Job: Exactly the lines from the one containing "Output the Python" through the one containing "import numpy as np" are to be returned, please, without any pictures.

Data records:
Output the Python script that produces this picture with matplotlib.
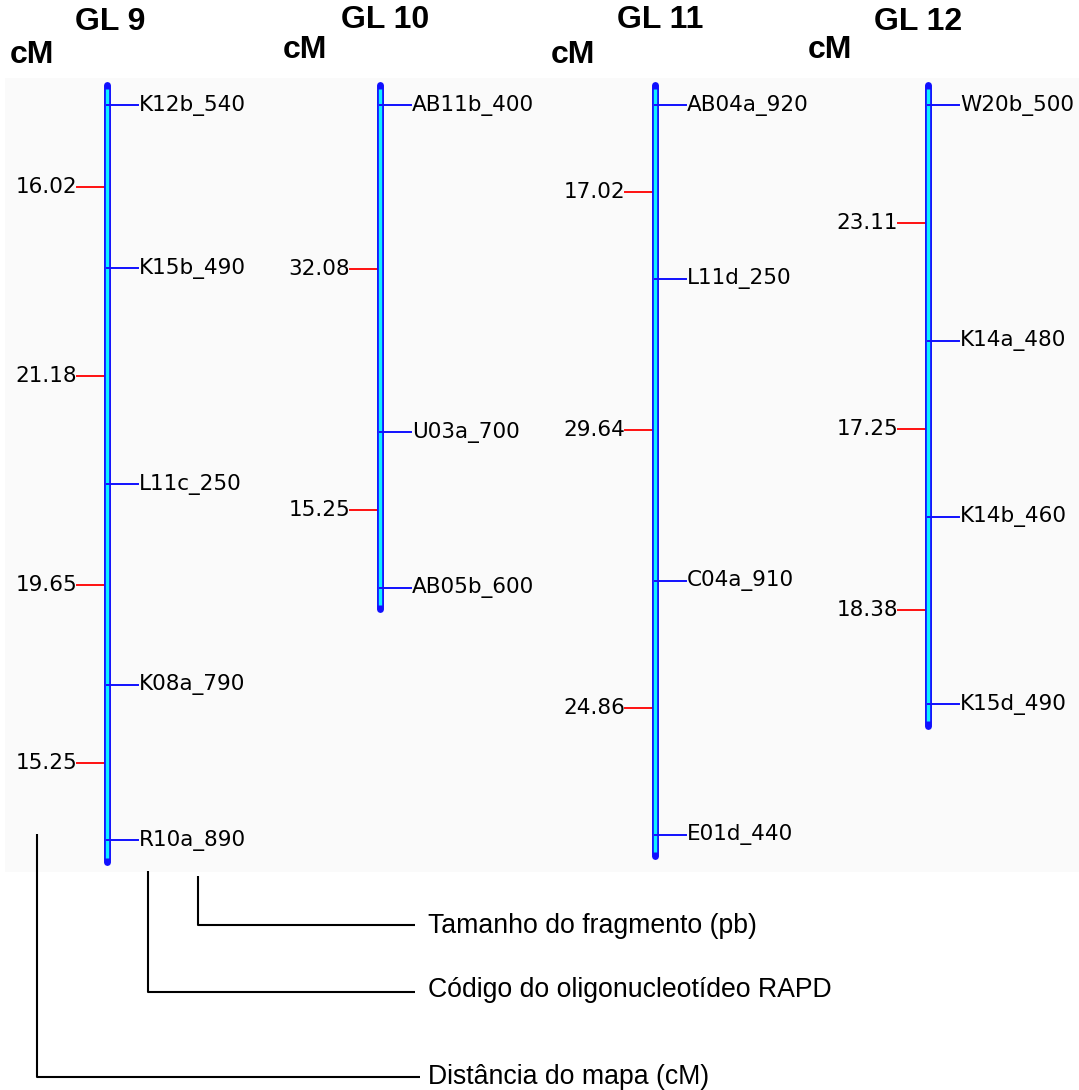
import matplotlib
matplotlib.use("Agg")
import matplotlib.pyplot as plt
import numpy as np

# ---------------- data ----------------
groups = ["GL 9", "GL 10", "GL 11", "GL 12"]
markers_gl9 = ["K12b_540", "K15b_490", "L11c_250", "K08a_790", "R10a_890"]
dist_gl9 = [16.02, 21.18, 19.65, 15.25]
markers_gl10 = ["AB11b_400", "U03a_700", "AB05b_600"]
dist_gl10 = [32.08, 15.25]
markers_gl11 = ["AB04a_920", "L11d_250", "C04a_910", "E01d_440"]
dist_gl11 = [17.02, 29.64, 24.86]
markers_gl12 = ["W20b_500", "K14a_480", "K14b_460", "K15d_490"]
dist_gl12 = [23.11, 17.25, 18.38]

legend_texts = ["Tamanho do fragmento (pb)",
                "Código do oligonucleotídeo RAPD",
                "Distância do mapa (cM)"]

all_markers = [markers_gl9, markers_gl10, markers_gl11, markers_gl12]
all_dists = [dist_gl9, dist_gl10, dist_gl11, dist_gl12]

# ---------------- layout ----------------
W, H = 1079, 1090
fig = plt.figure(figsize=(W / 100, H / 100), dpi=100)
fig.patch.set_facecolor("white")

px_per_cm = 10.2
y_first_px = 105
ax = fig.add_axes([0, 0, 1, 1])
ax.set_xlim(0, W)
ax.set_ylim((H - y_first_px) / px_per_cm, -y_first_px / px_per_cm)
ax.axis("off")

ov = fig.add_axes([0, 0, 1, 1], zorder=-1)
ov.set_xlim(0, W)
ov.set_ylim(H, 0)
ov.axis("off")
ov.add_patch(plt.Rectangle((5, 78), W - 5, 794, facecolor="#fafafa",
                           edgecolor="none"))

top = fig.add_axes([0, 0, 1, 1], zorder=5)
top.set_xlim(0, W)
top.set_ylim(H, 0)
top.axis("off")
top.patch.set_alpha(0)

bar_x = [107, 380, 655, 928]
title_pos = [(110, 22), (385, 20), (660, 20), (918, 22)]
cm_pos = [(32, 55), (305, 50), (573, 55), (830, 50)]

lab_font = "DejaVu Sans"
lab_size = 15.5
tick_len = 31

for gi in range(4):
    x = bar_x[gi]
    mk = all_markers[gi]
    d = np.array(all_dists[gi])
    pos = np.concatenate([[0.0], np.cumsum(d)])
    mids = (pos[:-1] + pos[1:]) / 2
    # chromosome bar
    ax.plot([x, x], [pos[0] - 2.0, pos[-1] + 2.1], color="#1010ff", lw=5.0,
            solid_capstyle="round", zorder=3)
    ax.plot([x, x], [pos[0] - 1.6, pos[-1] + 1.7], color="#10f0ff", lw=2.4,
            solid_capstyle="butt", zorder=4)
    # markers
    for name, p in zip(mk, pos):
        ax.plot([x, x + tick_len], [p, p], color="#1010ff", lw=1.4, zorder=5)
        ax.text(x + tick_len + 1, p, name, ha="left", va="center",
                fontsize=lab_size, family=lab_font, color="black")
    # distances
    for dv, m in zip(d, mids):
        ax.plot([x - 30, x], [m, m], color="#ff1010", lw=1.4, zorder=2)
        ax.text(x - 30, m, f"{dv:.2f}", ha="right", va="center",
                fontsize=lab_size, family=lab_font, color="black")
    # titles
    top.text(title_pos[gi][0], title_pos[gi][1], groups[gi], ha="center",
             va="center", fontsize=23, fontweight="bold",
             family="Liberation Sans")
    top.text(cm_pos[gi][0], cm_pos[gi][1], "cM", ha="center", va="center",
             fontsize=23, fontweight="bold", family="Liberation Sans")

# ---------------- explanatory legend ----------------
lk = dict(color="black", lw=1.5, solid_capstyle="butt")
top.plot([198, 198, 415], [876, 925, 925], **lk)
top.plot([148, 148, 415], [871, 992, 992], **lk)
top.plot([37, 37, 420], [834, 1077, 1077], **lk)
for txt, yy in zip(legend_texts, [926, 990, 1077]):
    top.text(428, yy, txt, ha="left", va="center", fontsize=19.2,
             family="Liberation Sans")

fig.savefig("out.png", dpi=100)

* * *

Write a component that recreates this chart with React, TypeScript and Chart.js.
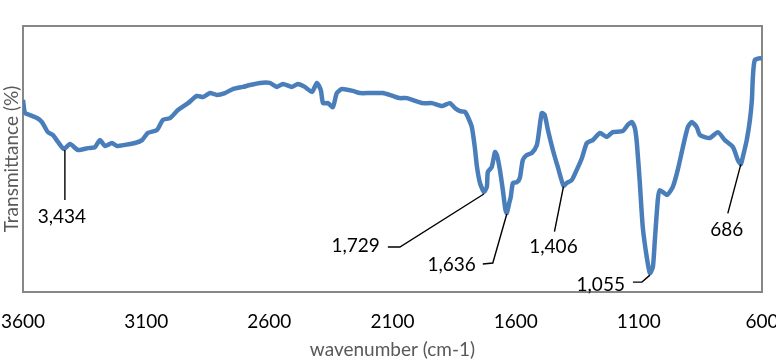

==

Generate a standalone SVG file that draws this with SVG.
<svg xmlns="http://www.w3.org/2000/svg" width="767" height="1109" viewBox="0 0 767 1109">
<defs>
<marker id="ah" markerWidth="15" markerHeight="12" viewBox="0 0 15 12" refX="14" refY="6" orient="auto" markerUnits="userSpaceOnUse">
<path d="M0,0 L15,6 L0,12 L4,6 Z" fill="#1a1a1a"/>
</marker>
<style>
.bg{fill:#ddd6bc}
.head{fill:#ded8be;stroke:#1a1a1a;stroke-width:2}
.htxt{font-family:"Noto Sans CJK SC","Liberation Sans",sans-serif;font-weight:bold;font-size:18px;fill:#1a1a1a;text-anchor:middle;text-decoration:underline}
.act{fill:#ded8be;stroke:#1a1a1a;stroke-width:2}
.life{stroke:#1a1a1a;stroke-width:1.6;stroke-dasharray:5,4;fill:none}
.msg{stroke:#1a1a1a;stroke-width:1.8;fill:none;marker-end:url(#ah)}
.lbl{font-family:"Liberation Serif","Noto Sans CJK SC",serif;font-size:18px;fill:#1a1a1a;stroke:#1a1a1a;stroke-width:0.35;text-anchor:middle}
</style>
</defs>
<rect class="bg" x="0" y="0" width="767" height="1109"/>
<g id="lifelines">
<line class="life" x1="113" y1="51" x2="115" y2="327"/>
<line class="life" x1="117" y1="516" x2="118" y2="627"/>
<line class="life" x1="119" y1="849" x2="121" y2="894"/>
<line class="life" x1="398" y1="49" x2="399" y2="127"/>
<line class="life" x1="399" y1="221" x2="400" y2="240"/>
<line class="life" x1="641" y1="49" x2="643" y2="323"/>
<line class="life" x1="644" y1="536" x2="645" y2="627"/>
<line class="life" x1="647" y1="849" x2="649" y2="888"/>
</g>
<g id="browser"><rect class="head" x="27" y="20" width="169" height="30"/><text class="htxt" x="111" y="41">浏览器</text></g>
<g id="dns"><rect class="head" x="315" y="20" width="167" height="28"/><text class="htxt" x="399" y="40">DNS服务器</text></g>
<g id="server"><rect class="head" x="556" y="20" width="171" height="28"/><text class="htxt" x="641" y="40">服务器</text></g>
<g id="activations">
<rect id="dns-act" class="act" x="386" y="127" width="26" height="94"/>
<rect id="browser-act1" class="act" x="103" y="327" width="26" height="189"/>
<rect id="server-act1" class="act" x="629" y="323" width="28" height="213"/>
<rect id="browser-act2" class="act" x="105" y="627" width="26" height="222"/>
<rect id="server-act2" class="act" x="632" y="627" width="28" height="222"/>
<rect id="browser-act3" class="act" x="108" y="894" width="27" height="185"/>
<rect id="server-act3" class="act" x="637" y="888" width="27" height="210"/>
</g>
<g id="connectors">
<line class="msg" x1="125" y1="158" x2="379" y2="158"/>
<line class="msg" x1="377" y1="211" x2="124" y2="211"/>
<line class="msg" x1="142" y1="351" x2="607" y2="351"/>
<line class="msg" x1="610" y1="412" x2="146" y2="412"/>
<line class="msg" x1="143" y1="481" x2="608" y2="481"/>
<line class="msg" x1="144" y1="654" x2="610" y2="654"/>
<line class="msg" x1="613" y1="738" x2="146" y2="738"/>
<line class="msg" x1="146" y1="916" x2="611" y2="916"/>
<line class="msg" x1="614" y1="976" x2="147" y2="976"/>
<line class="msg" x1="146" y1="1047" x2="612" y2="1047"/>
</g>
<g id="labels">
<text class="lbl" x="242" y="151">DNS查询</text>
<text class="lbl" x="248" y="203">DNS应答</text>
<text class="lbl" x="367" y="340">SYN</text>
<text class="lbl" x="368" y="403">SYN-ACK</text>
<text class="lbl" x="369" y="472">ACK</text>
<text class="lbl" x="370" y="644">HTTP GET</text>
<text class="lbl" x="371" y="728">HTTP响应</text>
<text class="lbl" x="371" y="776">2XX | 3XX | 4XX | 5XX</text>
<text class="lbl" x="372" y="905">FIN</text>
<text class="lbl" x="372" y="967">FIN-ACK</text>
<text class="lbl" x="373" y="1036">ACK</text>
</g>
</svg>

The solution:
Output the Python script that produces this picture with matplotlib.
import matplotlib
matplotlib.use("Agg")
import matplotlib.pyplot as plt
import numpy as np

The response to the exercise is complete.